News September 6, 2016

Made for Good partners of Deutsche Bank present themselves at startupnight

For the first time, Deutsche Bank has partnered with one of the highlights of the entrepreneurial scene: startupnight in Berlin. In Deutsche Bank’s Atrium, 32 startups presented a range of innovative ideas – among them FinTechs as well as social startups that have one thing in common: the desire to drive things forward.

Made for Good

The fourth annual startupnight in Berlin was a showcase for the creativity of Europe’s latest generation of entrepreneurs. Under the motto “Meet Investors. Meet Corporates. Scale your Business. Be International”, the weekend event attracted more than 3,400 visitors to Germany’s leading startup city.

Deutsche Bank Berlin served as a new venue for this year’s startupnight. The light-filled courtyard provided a perfect setting for 32 startups and their innovative business ideas. In addition to numerous banking services, such as state-of-the art accounting software or solutions for the self-employed, the startups on show included a number of social enterprises. Among them were several of our Made for Good partners, who receive coaching from Deutsche Bank employees. The Made for Good programme of Deutsche Bank and its foundations helps to build momentum and capacity of ventures that create wider social good.

“For us, it’s important to get people talking about us in the cities where we operate,” says Bernd Günter, 46, of Auticon, the first and so far only company in Germany that exclusively employs autistic adults as IT consultants.

Our goals are not purely financial; we also want to bring about change in our society, in our economy, in our culture and in people’s minds. To do that, we need visibility and public awareness. Bernd Günter, Auticon

It is essential for Auticon to meet with other entrepreneurs, says Günter: “We’re happy to discuss our business models, our projects and our ideas – and we find lots of people with a similar outlook in the startup community.”

One such person is Christian Schloh, 43, of the Berlin startup Dycle, which promotes the recyclability of diapers and offers families a reliable system to reduce their waste and improve their carbon footprint. “There’s always an opportunity for us at events such as this. While there’s probably less chance of connecting with our actual target audience, i.e. parents, we are likely to meet new cooperation partners.”

The Dycle project is still in its infancy. Having run a successful pilot project in Berlin last year, they are now planning to start their regular business in 2017. One problem that Dycle faces is assessing the funding it needs – no easy task for a sector that does not yet exist.

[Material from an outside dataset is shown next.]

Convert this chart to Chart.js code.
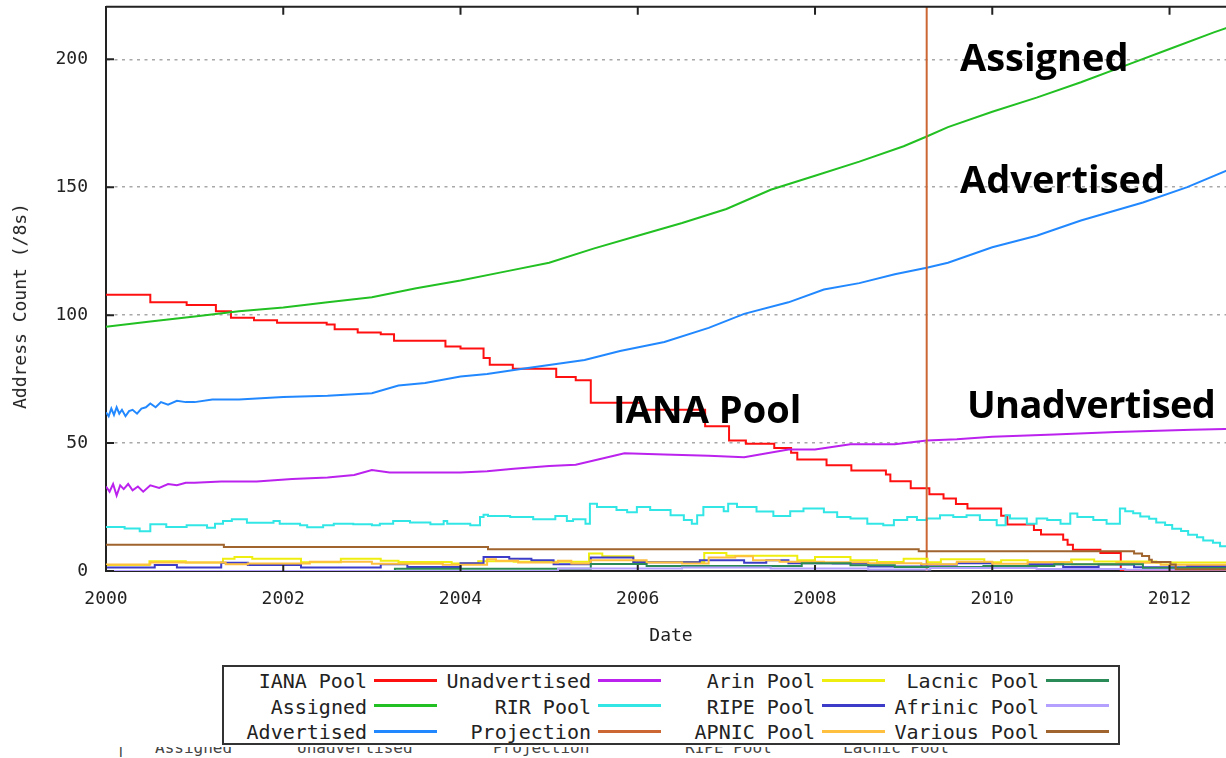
<!DOCTYPE html>
<html>
<head>
<meta charset="utf-8">
<script src="https://cdn.jsdelivr.net/npm/chart.js@4.4.1/dist/chart.umd.min.js"></script>
<style>
  html, body { margin: 0; padding: 0; background: #fff; }
  body { width: 1226px; height: 758px; overflow: hidden; position: relative;
         font-family: 'DejaVu Sans Mono', monospace; color: #222; }
  #plot { position: absolute; left: 0; top: -22px; width: 1240px; height: 684px; }
  .note { position: absolute; font-family: 'Open Sans', sans-serif; font-weight: 700;
          font-size: 38px; line-height: 38px; color: #000; white-space: nowrap; }
  #ytitle { position: absolute; left: 20px; top: 306px; font-size: 18px; line-height: 20px;
            white-space: nowrap; transform: translate(-50%, -50%) rotate(-90deg); color: #222; }
  #legend { position: absolute; left: 222px; top: 665px; width: 894px; height: 76px;
            border: 2px solid #333; background: #fff; }
  #legend .lbl { position: absolute; width: 170px; text-align: right; font-size: 20px;
                 line-height: 22px; white-space: nowrap; }
  #legend .smp { position: absolute; width: 63px; height: 3px; }
  #ghost { position: absolute; left: 0; top: 747px; width: 1226px; height: 11px; overflow: hidden; }
  #ghost span { position: absolute; top: -8px; font-size: 16px; line-height: 18px; color: #444; white-space: nowrap; }
</style>
</head>
<body>
<div id="plot"><canvas id="chart"></canvas></div>

<div id="ytitle">Address Count (/8s)</div>

<div class="note" style="left:960px; top:37px;">Assigned</div>
<div class="note" style="left:960px; top:159px;">Advertised</div>
<div class="note" style="left:613px; top:389px;">IANA Pool</div>
<div class="note" style="left:967px; top:384px; letter-spacing:-0.6px;">Unadvertised</div>

<div id="legend"></div>
<div id="ghost">
  <span style="left:116px;">|</span>
  <span style="left:155px;">Assigned</span>
  <span style="left:297px;">Unadvertised</span>
  <span style="left:493px;">Projection</span>
  <span style="left:685px;">RIPE Pool</span>
  <span style="left:843px;">Lacnic Pool</span>
</div>

<script>
// axis ranges and ticks
const dateRange = [2000, 2012.75];
const countRange = [0, 220.5];
const yearTicks = [2000, 2002, 2004, 2006, 2008, 2010, 2012];
const countTicks = [0, 50, 100, 150, 200];

const seriesNames = ['IANA Pool', 'Assigned', 'Advertised', 'Unadvertised', 'RIR Pool', 'Projection',
  'Arin Pool', 'RIPE Pool', 'APNIC Pool', 'Lacnic Pool', 'Afrinic Pool', 'Various Pool'];
const seriesColors = ['#ff1010', '#22c022', '#2288ff', '#bb22ee', '#33e6e6', '#cc6633',
  '#eeee10', '#3c3cc8', '#ffc040', '#2a8a58', '#b4a0ff', '#a0642e'];

// [date, /8 count]
const ianaPool = [[2000.00,108],[2000.50,105],[2000.91,104],[2001.24,101.5],[2001.41,99],[2001.67,98],
  [2001.93,97],[2002.49,96.3],[2002.58,94.5],[2002.84,93.2],[2003.10,92.5],[2003.25,90],[2003.83,87.7],
  [2004.00,87],[2004.26,83.2],[2004.33,80.6],[2004.59,79],[2005.08,75.8],[2005.30,74.5],[2005.47,65.8],
  [2006.06,63],[2006.76,56.6],[2007.03,51],[2007.22,49.7],[2007.54,48.1],[2007.73,46.2],[2007.80,43.6],
  [2008.13,41.3],[2008.41,39.3],[2008.80,37.7],[2008.85,35.1],[2009.08,32.3],[2009.29,30],[2009.45,28.3],
  [2009.59,26.2],[2009.72,24.4],[2010.10,21.6],[2010.17,18.2],[2010.47,16],[2010.55,14.3],[2010.80,12.2],
  [2010.85,10.3],[2010.91,8.3],[2011.22,7],[2011.45,0],[2012.75,0]];

const assigned = [[2000.0,95.5],[2000.5,97.5],[2001.0,99.5],[2001.5,101.5],[2002.0,103],[2002.5,105],
  [2003.0,107],[2003.5,110.5],[2004.0,113.5],[2004.5,117],[2005.0,120.5],[2005.5,126],[2006.0,131],
  [2006.5,136],[2007.0,141.5],[2007.5,149],[2008.0,154.5],[2008.5,160],[2009.0,166],[2009.26,169.8],
  [2009.5,173.5],[2010.0,179.5],[2010.5,185],[2011.0,191],[2011.5,197.5],[2012.0,204],[2012.5,210.5],
  [2012.75,213.5]];

const advertised = [[2000.00,62],[2000.03,60.5],[2000.06,63.5],[2000.09,61],[2000.12,64],[2000.15,61.5],
  [2000.18,63],[2000.22,60.5],[2000.26,62.5],[2000.30,63],[2000.35,61.5],[2000.40,63.5],[2000.45,64],
  [2000.50,65.5],[2000.56,64],[2000.62,66],[2000.70,65],[2000.80,66.5],[2000.90,66],[2001.0,66],
  [2001.2,67],[2001.5,67],[2002.0,68],[2002.5,68.5],[2003.0,69.5],[2003.3,72.5],[2003.6,73.5],
  [2004.0,76],[2004.3,77],[2004.7,79],[2005.0,80.5],[2005.4,82.5],[2005.8,86],[2006.3,89.5],
  [2006.8,95],[2007.2,100.5],[2007.7,105],[2008.1,110],[2008.5,112.5],[2008.9,116],[2009.26,118.5],
  [2009.5,120.5],[2010.0,126.5],[2010.5,131],[2011.0,137],[2011.7,144],[2012.2,150],[2012.75,158]];

const unadvertised = [[2000.00,33],[2000.04,31],[2000.08,34],[2000.12,29.5],[2000.16,33.5],[2000.20,32],
  [2000.25,34],[2000.30,31.5],[2000.36,33],[2000.42,31],[2000.50,33.5],[2000.60,32.5],[2000.70,34],
  [2000.80,33.5],[2000.90,34.5],[2001.0,34.5],[2001.3,35],[2001.7,35],[2002.1,36],[2002.5,36.5],
  [2002.8,37.5],[2003.0,39.5],[2003.2,38.5],[2003.5,38.5],[2004.0,38.5],[2004.3,39],[2004.6,40],
  [2005.0,41],[2005.3,41.5],[2005.6,44],[2005.85,46],[2006.3,45.5],[2006.8,45],[2007.2,44.5],
  [2007.7,47.5],[2008.0,47.5],[2008.4,49.5],[2008.9,49.5],[2009.26,51],[2009.6,51.5],[2010.0,52.5],
  [2010.7,53.3],[2011.4,54.3],[2012.25,55.2],[2012.75,55.6]];

const rirPool = [[2000.00,17.2],[2000.21,16.6],[2000.38,15.5],[2000.50,18.3],[2000.68,17.2],[2000.91,17.9],
  [2001.14,16.9],[2001.23,18.5],[2001.32,19.5],[2001.42,20.2],[2001.59,18.9],[2001.89,19.5],[2001.96,18.5],
  [2002.19,17.9],[2002.27,17.1],[2002.45,17.9],[2002.57,18.5],[2002.79,18.3],[2003.00,17.9],[2003.09,18.5],
  [2003.24,19.5],[2003.43,19.0],[2003.66,18.3],[2003.81,19.5],[2003.85,18.5],[2004.11,17.9],[2004.22,21.1],
  [2004.26,22.0],[2004.31,21.5],[2004.56,21.1],[2004.82,20.2],[2005.07,21.5],[2005.20,19.5],[2005.27,20.2],
  [2005.41,18.5],[2005.46,26.3],[2005.54,25.0],[2005.76,23.8],[2005.88,23.0],[2005.99,25.0],[2006.14,23.8],
  [2006.37,21.8],[2006.52,19.9],[2006.61,18.5],[2006.67,21.8],[2006.74,25.0],[2006.97,23.4],[2007.02,26.3],
  [2007.12,25.0],[2007.34,23.3],[2007.53,21.5],[2007.72,23.4],[2007.87,24.4],[2008.10,23.0],[2008.25,21.1],
  [2008.40,20.5],[2008.59,18.5],[2008.77,17.9],[2008.89,19.9],[2009.04,21.1],[2009.15,19.9],[2009.26,20.5],
  [2009.41,21.8],[2009.56,21.1],[2009.71,21.8],[2009.86,19.9],[2010.05,17.9],[2010.15,21.8],[2010.20,20.5],
  [2010.39,18.5],[2010.50,20.5],[2010.62,19.9],[2010.77,18.5],[2010.88,22.5],[2010.96,21.1],[2011.14,19.9],
  [2011.29,18.5],[2011.44,24.4],[2011.50,23.4],[2011.59,22.6],[2011.67,21.3],[2011.77,20.4],[2011.85,19.0],
  [2011.95,18.0],[2012.03,16.5],[2012.13,15.6],[2012.21,14.2],[2012.31,13.2],[2012.38,11.9],[2012.49,11.0],
  [2012.57,9.7],[2012.66,8.9],[2012.75,8.2]];

const projection = [[2009.26,0],[2009.26,220.5]];

const arinPool = [[2000.00,2.3],[2000.49,3.8],[2000.90,3.3],[2001.32,4.8],[2001.45,5.5],[2001.65,4.8],
  [2002.20,3.4],[2002.65,4.8],[2003.10,4.0],[2003.30,3.5],[2003.90,2.9],[2004.20,3.8],[2004.60,3.6],
  [2005.45,6.8],[2005.60,5.8],[2005.95,3.5],[2006.75,7.0],[2007.00,6.0],[2007.80,4.2],[2008.00,5.5],
  [2008.40,4.2],[2008.70,3.5],[2009.00,4.8],[2009.27,3.4],[2009.42,4.6],[2009.91,3.4],[2010.10,4.2],
  [2010.40,3.4],[2010.89,4.5],[2011.15,3.7],[2011.85,3.3],[2012.75,3.3]];

const ripePool = [[2000.00,1.4],[2000.55,2.3],[2000.80,1.4],[2001.30,3.2],[2001.60,2.3],[2002.20,1.4],
  [2003.10,2.6],[2003.40,1.6],[2004.00,3.0],[2004.26,5.5],[2004.55,4.8],[2004.80,4.2],[2005.05,2.6],
  [2005.47,5.3],[2005.95,3.4],[2006.70,4.2],[2007.20,3.2],[2007.45,4.2],[2007.70,3.0],[2008.20,2.9],
  [2008.60,1.8],[2009.20,2.4],[2009.60,3.0],[2010.00,1.8],[2010.40,2.6],[2010.80,1.6],[2011.20,2.5],
  [2011.60,1.5],[2012.20,2.0],[2012.75,2.0]];

const apnicPool = [[2000.00,2.5],[2000.50,3.3],[2001.35,2.6],[2001.60,2.9],[2002.30,3.6],[2003.00,2.8],
  [2003.80,2.4],[2004.30,4.6],[2004.40,4.0],[2004.65,3.3],[2005.10,4.0],[2005.25,2.9],[2005.47,4.2],
  [2006.10,3.3],[2006.50,2.9],[2006.80,5.3],[2007.10,5.8],[2007.30,4.2],[2007.60,3.6],[2008.10,3.4],
  [2008.60,3.0],[2009.20,2.6],[2009.60,3.6],[2010.00,2.8],[2010.40,3.4],[2010.90,2.6],[2011.40,3.2],
  [2011.90,2.4],[2012.75,2.4]];

const lacnicPool = [[2000.00,0],[2003.26,0.9],[2005.47,2.7],[2006.10,2.0],[2007.85,3.0],[2008.40,2.2],
  [2008.90,1.6],[2009.90,2.0],[2010.70,2.6],[2011.70,1.2],[2012.75,1.2]];

const afrinicPool = [[2000.00,0],[2005.10,1.0],[2006.50,1.4],[2007.50,1.0],[2008.60,0.6],[2009.30,1.2],
  [2010.50,0.8],[2011.50,0.5],[2012.75,0.5]];

const variousPool = [[2000.00,10.3],[2001.33,9.4],[2004.31,8.5],[2009.17,7.7],[2011.60,6.8],[2011.69,5.9],
  [2011.77,4.4],[2011.80,3.5],[2012.01,2.5],[2012.07,0.7],[2012.75,0.7]];

const seriesData = [ianaPool, assigned, advertised, unadvertised, rirPool, projection,
  arinPool, ripePool, apnicPool, lacnicPool, afrinicPool, variousPool];
const steppedSeries = ['IANA Pool', 'RIR Pool', 'Arin Pool', 'RIPE Pool', 'APNIC Pool',
  'Lacnic Pool', 'Afrinic Pool', 'Various Pool'];

Chart.defaults.font.family = "'DejaVu Sans Mono', monospace";
Chart.defaults.color = '#222';

// gnuplot style frame: top border and inward ticks
const framePlugin = {
  id: 'frame',
  afterDatasetsDraw(chart) {
    const { ctx, chartArea: a, scales: { x, y } } = chart;
    ctx.save();
    ctx.strokeStyle = '#222';
    ctx.lineWidth = 2;
    ctx.beginPath();
    ctx.moveTo(a.left, a.top);
    ctx.lineTo(a.right, a.top);
    countTicks.forEach(v => {
      const py = y.getPixelForValue(v);
      ctx.moveTo(a.left, py);
      ctx.lineTo(a.left + 8, py);
    });
    yearTicks.forEach(v => {
      const px = x.getPixelForValue(v);
      ctx.moveTo(px, a.top);
      ctx.lineTo(px, a.top + 8);
      ctx.moveTo(px, a.bottom);
      ctx.lineTo(px, a.bottom - 6);
    });
    ctx.stroke();
    ctx.restore();
  }
};

const datasets = seriesNames.map((name, i) => ({
  label: name,
  data: seriesData[i].map(([d, v]) => ({ x: d, y: v })),
  borderColor: seriesColors[i],
  backgroundColor: seriesColors[i],
  borderWidth: 2,
  stepped: steppedSeries.includes(name),
  pointRadius: 0,
  fill: false,
  order: seriesNames.length - i
}));

new Chart(document.getElementById('chart'), {
  type: 'line',
  data: { datasets },
  options: {
    responsive: true,
    maintainAspectRatio: false,
    animation: false,
    layout: { padding: { left: 0, right: 4, top: 6, bottom: 0 } },
    plugins: { legend: { display: false }, tooltip: { enabled: false } },
    scales: {
      x: {
        type: 'linear',
        min: dateRange[0],
        max: dateRange[1],
        afterBuildTicks: s => { s.ticks = yearTicks.map(v => ({ value: v })); },
        afterFit: s => { s.height = 91; },
        ticks: { font: { size: 18 }, padding: 18, maxRotation: 0, callback: v => String(v) },
        grid: { drawOnChartArea: false, drawTicks: false },
        border: { display: true, color: '#222', width: 2 },
        title: { display: true, text: 'Date', font: { size: 18 }, padding: { top: 0, bottom: 15 } }
      },
      y: {
        min: countRange[0],
        max: countRange[1],
        afterBuildTicks: s => { s.ticks = countTicks.map(v => ({ value: v })); },
        afterFit: s => { s.width = 106; },
        ticks: { font: { size: 18 }, padding: 18, callback: v => String(v) },
        grid: { color: '#a8a8a8', lineWidth: 1.5, drawTicks: false },
        border: { display: true, color: '#222', width: 2, dash: [3, 4.5] }
      }
    }
  },
  plugins: [framePlugin]
});

// legend, gnuplot style: 4 columns x 3 rows, label then sample
const legend = document.getElementById('legend');
seriesNames.forEach((name, i) => {
  const c = Math.floor(i / 3), r = i % 3;
  const labelRight = 143 + 224 * c;
  const rowMid = 13 + 25.5 * r;
  const lbl = document.createElement('div');
  lbl.className = 'lbl';
  lbl.textContent = name;
  lbl.style.left = (labelRight - 170) + 'px';
  lbl.style.top = (rowMid - 10) + 'px';
  legend.appendChild(lbl);
  const smp = document.createElement('div');
  smp.className = 'smp';
  smp.style.left = (labelRight + 7) + 'px';
  smp.style.top = (rowMid - 1.5) + 'px';
  smp.style.background = seriesColors[i];
  legend.appendChild(smp);
});
</script>
</body>
</html>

This is a familiar problem for Norbert Kunz, founder and CEO of Social Impact, a cooperation partner of Deutsche Bank: “When startups come up with totally new products, it’s hard to assess their rating.” External expertise helps us to avoid errors in the calculations. And without a compelling business plan, it is hard to attract investors. To address these challenges, the six Social Impact Labs in Germany provide entrepreneurs with lots of opportunities: coaching, co-working, and – most importantly – networking. Businesses also receive support from startup experts, some of whom are Deutsche Bank volunteers.

Startup focus

During the panel discussion, Norbert Kunz and Alexander Gallas, Head of Corporate Volunteering at Deutsche Bank, presented the latest cooperation project: a special accelerator programme for social startups – the Impact Fund. At least nine startups can participate in the pitch process and are eligible to receive grants from the fund, which Deutsche Bank and SAP have jointly set up and each donated 100,000 euros.

The impact fund is the first of its kind in Germany and provides non-repayable grants up to 25,000 euros to social startups that tangibly improve the social and economic participation of immigrants in Germany.

These grants make a huge difference for social startups “as it’s much harder for them to find funding elsewhere,” says Norbert Kunz. The difficulty for social startups is that their priority is social value rather than profit. Consequently, they are less appealing to investors. Alexander Gallas understands the problem well: “In addition to funding, we match them with our colleagues who provide financial, communications and marketing expertise. They also benefit from our extensive network of clients and investors.”

Networking, it is generally agreed, is a crucial factor in the startup sector. Hence the importance of startupnight, says Norbert Kunz: “Events such as this offer an opportunity for startups to meet with potential investors, to share their experiences, to get feedback on their product or service, and – as a result – to improve their performance.”